Hankel continued fractions and Hankel determinants for $q$-deformed metallic numbers
Guo-Niu Han, Emmanuel Pedon
TL;DR
This work analyzes the Hankel-determinant structure of the $q$-deformed metallic numbers $\Phi_n(q)$, defined by a quadratic $q$-continued fraction, and shows that the first $n+2$ shifted Hankel determinant sequences take values in $\{-1,0,1\}$ with explicit periodic (or antiperiodic) behavior. Using the Hankel continued fraction framework (H-fractions) and an algorithmic NextABC procedure, the authors derive a $(6n-4)$-periodic $H$-fraction for $\Phi_n$ and prove that these determinants satisfy a Gale–Robinson three-term recurrence, with all shifts completely determined by the base sequence. They also establish contiguity relations between shifted sequences and obtain explicit determinant formulas, as well as shifted $H$-fraction expansions and modular periodicity results modulo primes. The results connect $q$-deformations of quadratic irrationals to Catalan/Motzkin-type sequences and discrete integrable systems, offering new insights into the interplay between $q$-analogues, Hankel theory, and combinatorial Catalan/Motzkin structures.
Abstract
Fix $n$ a positive integer. Take the $n$-th metallic number $φ_n=\frac{n+\sqrt{n^2+4}}{2}$ (e.g. $φ_1$ is the golden number) and let $Φ_n(q)$ be its $q$-deformation in the sense of S. Morier-Genoud and V. Ovsienko. This is an algebraic continued fraction which admits an expansion into a Taylor series around $q=0$, with integral coefficients.
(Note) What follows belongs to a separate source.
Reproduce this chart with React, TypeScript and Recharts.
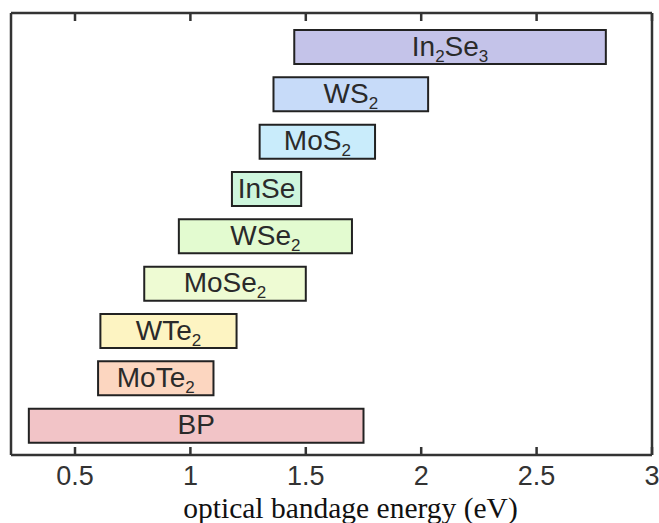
import React from 'react';
import { BarChart, Bar, XAxis, YAxis, Cell, LabelList, ReferenceLine } from 'recharts';

// Optical band-gap windows of layered semiconductors (eV)
const materials = ['In2Se3', 'WS2', 'MoS2', 'InSe', 'WSe2', 'MoSe2', 'WTe2', 'MoTe2', 'BP'];
const lowEnergy = [1.45, 1.36, 1.3, 1.18, 0.95, 0.8, 0.61, 0.6, 0.3];
const highEnergy = [2.8, 2.03, 1.8, 1.48, 1.7, 1.5, 1.2, 1.1, 1.75];
const barColors = [
  '#c4c3e9',
  '#c7dbf9',
  '#c9ecfb',
  '#cef6dd',
  '#e3fbd0',
  '#eefbd3',
  '#fdf4c2',
  '#fcd6c0',
  '#f2c4c7',
];
const xTicks = [0.5, 1, 1.5, 2, 2.5, 3];
const xDomain: [number, number] = [0.2227, 3];

const data = materials.map((name, i) => ({
  name,
  range: [lowEnergy[i], highEnergy[i]],
}));

const W = 659;
const H = 523;
const MARGIN = { top: 12, right: 7, left: 10, bottom: 0 };
const X_AXIS_H = 68;
const FRAME = '#333333';
const SANS = 'Arial, "Liberation Sans", Helvetica, sans-serif';
const frameLine = { stroke: FRAME, strokeWidth: 2.5 };

// inward tick marks: a full-height guide dashed so only both ends show
const PLOT_H = H - MARGIN.top - 1 - X_AXIS_H;
const TICK_LEN = 8;
const tickDash = `${TICK_LEN} ${PLOT_H - 2 * TICK_LEN} ${TICK_LEN}`;

// Split a chemical formula into runs, digits become subscripts
function formulaRuns(name: string) {
  const runs: { text: string; sub: boolean }[] = [];
  for (const ch of name) {
    const sub = /[0-9]/.test(ch);
    const last = runs[runs.length - 1];
    if (last && last.sub === sub) last.text += ch;
    else runs.push({ text: ch, sub });
  }
  return runs;
}

const FormulaLabel = (props: any) => {
  const { x, y, width, height, value } = props;
  const runs = formulaRuns(String(value));
  const cx = x + width / 2;
  const cy = y + height / 2 + 8.5;
  let prevSub = false;
  return (
    <text x={cx} y={cy} textAnchor="middle" fontFamily={SANS} fontSize={28} fill="#2a2a2a">
      {runs.map((r, i) => {
        const dy = r.sub && !prevSub ? 6 : !r.sub && prevSub ? -6 : 0;
        prevSub = r.sub;
        return (
          <tspan key={i} dy={dy} fontSize={r.sub ? 17 : 28}>
            {r.text}
          </tspan>
        );
      })}
    </text>
  );
};

const AxisTitle = (props: any) => {
  const { viewBox } = props;
  return (
    <text
      x={viewBox.x + viewBox.width / 2 + 19}
      y={518}
      textAnchor="middle"
      fontFamily='"Liberation Serif", "Times New Roman", serif'
      fontSize={29.5}
      fill="#111"
    >
      optical bandage energy (eV)
    </text>
  );
};

export default function App() {
  return (
    <div style={{ position: 'absolute', left: 0, top: 0, width: W, height: H, background: '#fff' }}>
      <BarChart width={W} height={H} data={data} layout="vertical" margin={MARGIN}>
        <XAxis
          xAxisId="bottom"
          type="number"
          orientation="bottom"
          domain={xDomain}
          ticks={xTicks}
          allowDataOverflow
          height={X_AXIS_H}
          axisLine={frameLine}
          tickLine={false}
          tickMargin={4.5}
          tick={{ fontSize: 27, fill: '#333', fontFamily: SANS }}
          label={<AxisTitle />}
        />
        <XAxis
          xAxisId="top"
          type="number"
          orientation="top"
          domain={xDomain}
          ticks={xTicks}
          allowDataOverflow
          height={1}
          axisLine={frameLine}
          tickLine={false}
          tick={false}
        />
        <YAxis
          yAxisId="cat"
          type="category"
          dataKey="name"
          width={1}
          padding={{ top: 10, bottom: 6 }}
          axisLine={frameLine}
          tickLine={false}
          tick={false}
        />
        {/* right edge of the frame */}
        <ReferenceLine
          x={xDomain[1]}
          xAxisId="bottom"
          yAxisId="cat"
          stroke={FRAME}
          strokeWidth={2.5}
        />
        {xTicks.map((t) => (
          <ReferenceLine
            key={t}
            x={t}
            xAxisId="bottom"
            yAxisId="cat"
            stroke={FRAME}
            strokeWidth={2.5}
            strokeDasharray={tickDash}
          />
        ))}
        <Bar
          xAxisId="bottom"
          yAxisId="cat"
          dataKey="range"
          barSize={34}
          stroke="#222"
          strokeWidth={2}
          isAnimationActive={false}
        >
          {data.map((d, i) => (
            <Cell key={d.name} fill={barColors[i]} />
          ))}
          <LabelList dataKey="name" content={<FormulaLabel />} />
        </Bar>
      </BarChart>
    </div>
  );
}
By using the notion of Hankel continued fraction introduced by the first author in 2016 we determine explicitly the first $n+2$ sequences of shifted Hankel determinants of $Φ_n$ and show that they satisfy the following properties: 1) They are periodic and consist of $-1,0,1$ only. 2) They satisfy a three-term Gale-Robinson recurrence, i.e. they form discrete integrable dynamical systems. 3) They are all completely determined by the first sequence. This article thus validates a conjecture formulated by V. Ovsienko and the second author in a recent paper and establishes new connections between $q$-deformations of real numbers and sequences of Catalan or Motzkin numbers.